The General in Islamabad is not an attractive man.  His efforts to woo the Indian press have partly succeeded since most of the hacks he invited to Islamabad for a guided tour of Pakistani democracy came back with favourable impressions.  Despite this to most Indians he is the man who caused the Kargil war and who is also a dictator.  Usually, not the sort of Pakistani we like talking to, but if we are going to have a peace process in place let us talk to him since he is the boss.

A peace process involving Pakistan is necessary and inevitable.  But the bureaucracy refuses to accept this.  And since we have a political leadership that is guided totally by babus they are being led into the usual traps.  Start a peace process not because we think it will work but because it will look good.  Refuse foreign mediation because we want to continue pretending there are no international dimensions to the Kashmir problem.  Insist on bilateral discussions because even if the Simla Agreement failed it was our idea and we should stick to it.  The end result of the current peace process, as any perceptive observer should see, is likely to be zero.

There are other puzzling things about the prime minister's Kashmir policy.  When Farooq Abdullah passed his autonomy bill there was general hysteria in Delhi.  Farooq became, instantly, in everyone's eyes a traitor, an enemy of India and someone not worth speaking to anymore.  He was only asking for autonomy within the Union of India, not secession.  Yet, we now have a situation in which the Indian Government is talking peace to a group whose only objective is secession and they are doing it with the support of the media and almost everyone else.

There is something surreal about this.  Something sick about it when you consider that more than a hundred Hindu pilgrims were being butchered while the talks were taking place.  Which brings us to another disturbing aspect of what is happening in Kashmir.  Why could the yatris not have been protected?  Most estimates say we are dealing with no more than around 3,000 terrorists in Kashmir.  What are our five lakh troops in the state doing?  If the army cannot rid us of four small terrorist groups we should disband it and hire Israeli commandos instead.

We should also disband our intelligence services for they are unable to provide us even the minimum intelligence on Kashmir.  It is time the Government examined what has been going on inside Kashmir and why all our measures to control a small group of terrorists have failed so shamefully.  Part of the answer is everyone connected with the state in Kashmir -- the administration, the army, the police -- all work from inside security cocoons so solid that they could be made of concrete.  This reduces their contact with ordinary people to zero and this could, perhaps, explain why we seem to have no consistent policy on Kashmir.
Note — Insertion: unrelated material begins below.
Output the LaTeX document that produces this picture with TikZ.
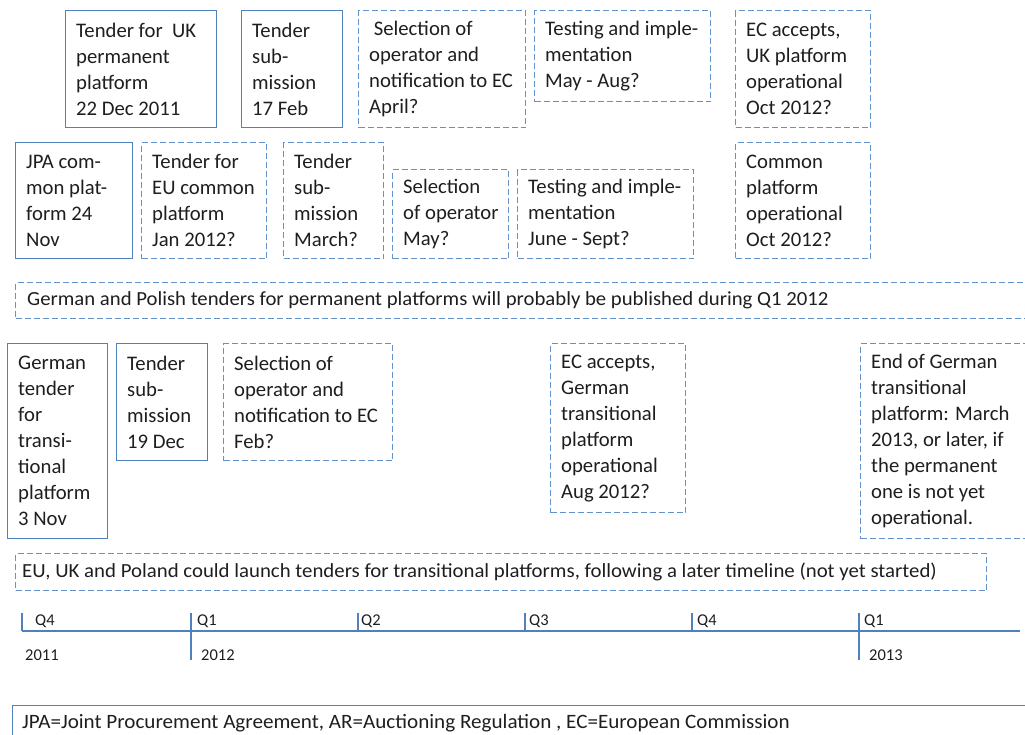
\documentclass[tikz,border=0pt]{standalone}
\usepackage{fontspec}
\usepackage{graphicx}
\setmainfont{Carlito}
\definecolor{txt}{RGB}{30,30,30}
\definecolor{solidblue}{RGB}{79,129,189}
\definecolor{dashblue}{RGB}{98,146,206}
\newcommand{\boxfont}{\fontsize{20.7}{26}\selectfont}
\newcommand{\banfont}{\fontsize{20}{26}\selectfont}
\newcommand{\legfont}{\fontsize{20.4}{26}\selectfont}
\newcommand{\qfont}{\fontsize{16.5}{20}\selectfont}
\newcommand{\wide}[1]{\scalebox{1.037}[1]{#1}}
\tikzset{
  boxbase/.style={anchor=north west, inner sep=0pt, line width=1.4pt},
  solidbox/.style={boxbase, draw=solidblue},
  dashbox/.style={boxbase, draw=dashblue, dash pattern=on 6pt off 3pt},
  boxtext/.style={anchor=west, inner sep=0pt, align=left, text=txt, font=\boxfont},
  axis/.style={draw=solidblue, line width=1.4pt},
  qlabel/.style={anchor=west, inner sep=0pt, text=txt, font=\qfont},
}
\begin{document}
\begin{tikzpicture}[x=1pt,y=-1pt]
\useasboundingbox (0,0) rectangle (1025,734);
\clip (0,0) rectangle (1025,734);
% Row 1
\node[solidbox, minimum width=151pt, minimum height=117pt] (a1) at (65,10) {};
\node[boxtext] (a1t) at ([xshift=11pt]a1.west) {Tender for\ \ UK\\permanent\\platform\\22 Dec 2011};
\node[solidbox, minimum width=101pt, minimum height=117pt] (a2) at (241,10) {};
\node[boxtext] (a2t) at ([xshift=11pt]a2.west) {Tender\\sub-\\mission\\17 Feb};
\node[dashbox, minimum width=167pt, minimum height=117pt] (a3) at (358,10) {};
\node[boxtext] (a3t) at ([xshift=11pt]a3.west) {\ Selection of\\operator and\\notification to EC\\April?};
\node[dashbox, minimum width=176pt, minimum height=91pt] (a4) at (534,10) {};
\node[boxtext] (a4t) at ([xshift=11pt]a4.west) {Testing and imple-\\mentation\\May - Aug?};
\node[dashbox, minimum width=135pt, minimum height=117pt] (a5) at (735,10) {};
\node[boxtext] (a5t) at ([xshift=11pt]a5.west) {EC accepts,\\UK platform\\operational\\Oct 2012?};
% Row 2
\node[solidbox, minimum width=117pt, minimum height=116pt] (b1) at (15,142) {};
\node[boxtext] (b1t) at ([xshift=11pt]b1.west) {JPA com-\\mon plat-\\form 24\\Nov};
\node[dashbox, minimum width=125pt, minimum height=116pt] (b2) at (141,142) {};
\node[boxtext] (b2t) at ([xshift=11pt]b2.west) {Tender for\\EU common\\platform\\Jan 2012?};
\node[dashbox, minimum width=100pt, minimum height=116pt] (b3) at (283,142) {};
\node[boxtext] (b3t) at ([xshift=11pt]b3.west) {Tender\\sub-\\mission\\March?};
\node[dashbox, minimum width=116pt, minimum height=89pt] (b4) at (392,169) {};
\node[boxtext] (b4t) at ([xshift=11pt]b4.west) {Selection\\of operator\\May?};
\node[dashbox, minimum width=176pt, minimum height=89pt] (b5) at (517,169) {};
\node[boxtext] (b5t) at ([xshift=11pt]b5.west) {Testing and imple-\\mentation\\June - Sept?};
\node[dashbox, minimum width=135pt, minimum height=116pt] (b6) at (735,142) {};
\node[boxtext] (b6t) at ([xshift=11pt]b6.west) {Common\\platform\\operational\\Oct 2012?};
% Banner 1
\node[dashbox, minimum width=1030pt, minimum height=36pt] (ban1) at (15,282) {};
\node[boxtext, font=\banfont] (ban1t) at ([xshift=12pt]ban1.west) {\wide{German and Polish tenders for permanent platforms will probably be published during Q1 2012}};
% Row 3
\node[solidbox, minimum width=100pt, minimum height=195pt] (c1) at (7,343) {};
\node[boxtext] (c1t) at ([xshift=11pt]c1.west) {German\\tender\\for\\transi-\\tional\\platform\\3 Nov};
\node[solidbox, minimum width=91pt, minimum height=117pt] (c2) at (116,343) {};
\node[boxtext] (c2t) at ([xshift=11pt]c2.west) {Tender\\sub-\\mission\\19 Dec};
\node[dashbox, minimum width=169pt, minimum height=117pt] (c3) at (223,343) {};
\node[boxtext] (c3t) at ([xshift=11pt]c3.west) {Selection of\\operator and\\notification to EC\\Feb?};
\node[dashbox, minimum width=135pt, minimum height=169pt] (c4) at (550,343) {};
\node[boxtext] (c4t) at ([xshift=11pt]c4.west) {EC accepts,\\German\\transitional\\platform\\operational\\Aug 2012?};
\node[dashbox, minimum width=180pt, minimum height=195pt] (c5) at (860,343) {};
\node[boxtext] (c5t) at ([xshift=11pt]c5.west) {End of German\\transitional\\platform: March\\2013, or later, if\\the permanent\\one is not yet\\operational.};
% Banner 2
\node[dashbox, minimum width=971pt, minimum height=37pt] (ban2) at (15,553) {};
\node[boxtext, font=\banfont] (ban2t) at ([xshift=7pt]ban2.west) {\scalebox{1.041}[1]{EU, UK and Poland could launch tenders for transitional platforms, following a later timeline (not yet started)}};
% Timeline
\coordinate (tl0) at (22,631);
\coordinate (tlE) at (1020,631);
\draw[axis] (tl0) -- (tlE);
\coordinate (t0) at (22,613);
\coordinate (t1) at (191,613);
\coordinate (t2) at (358,613);
\coordinate (t3) at (525,613);
\coordinate (t4) at (692,613);
\coordinate (t5) at (859,613);
\coordinate (t0b) at (22,631);
\coordinate (t1b) at (191,660);
\coordinate (t2b) at (358,631);
\coordinate (t3b) at (525,631);
\coordinate (t4b) at (692,631);
\coordinate (t5b) at (859,660);
\draw[axis] (t0) -- (t0b);
\draw[axis] (t1) -- (t1b);
\draw[axis] (t2) -- (t2b);
\draw[axis] (t3) -- (t3b);
\draw[axis] (t4) -- (t4b);
\draw[axis] (t5) -- (t5b);
\node[qlabel] (q0) at (35,621) {Q4};
\node[qlabel] (q1) at (197,621) {Q1};
\node[qlabel] (q2) at (361,621) {Q2};
\node[qlabel] (q3) at (529,621) {Q3};
\node[qlabel] (q4) at (697,621) {Q4};
\node[qlabel] (q5) at (864,621) {Q1};
\node[qlabel] (y0) at (25,655) {2011};
\node[qlabel] (y1) at (201,655) {2012};
\node[qlabel] (y2) at (869,655) {2013};
% Bottom legend
\node[solidbox, minimum width=1030pt, minimum height=34pt] (legend) at (12,705) {};
\node[boxtext, font=\legfont] (legendt) at ([xshift=10pt]legend.west) {\scalebox{1.035}[1]{JPA=Joint Procurement Agreement, AR=Auctioning Regulation , EC=European Commission}};
\end{tikzpicture}
\end{document}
So, one minute autonomy is the worst thing in the world.  The next minute we are ready to talk about azadi.  One minute we cannot talk to the legally elected chief minister of Kashmir as he demands autonomy and the next minute we talk to terrorists who demand a merger with Pakistan.  One minute we cannot talk to Pakistan and the very next minute we are ready to talk to the pawns in its proxy war in the Valley.  Seriously, what is going on in Kashmir?  Does anyone know?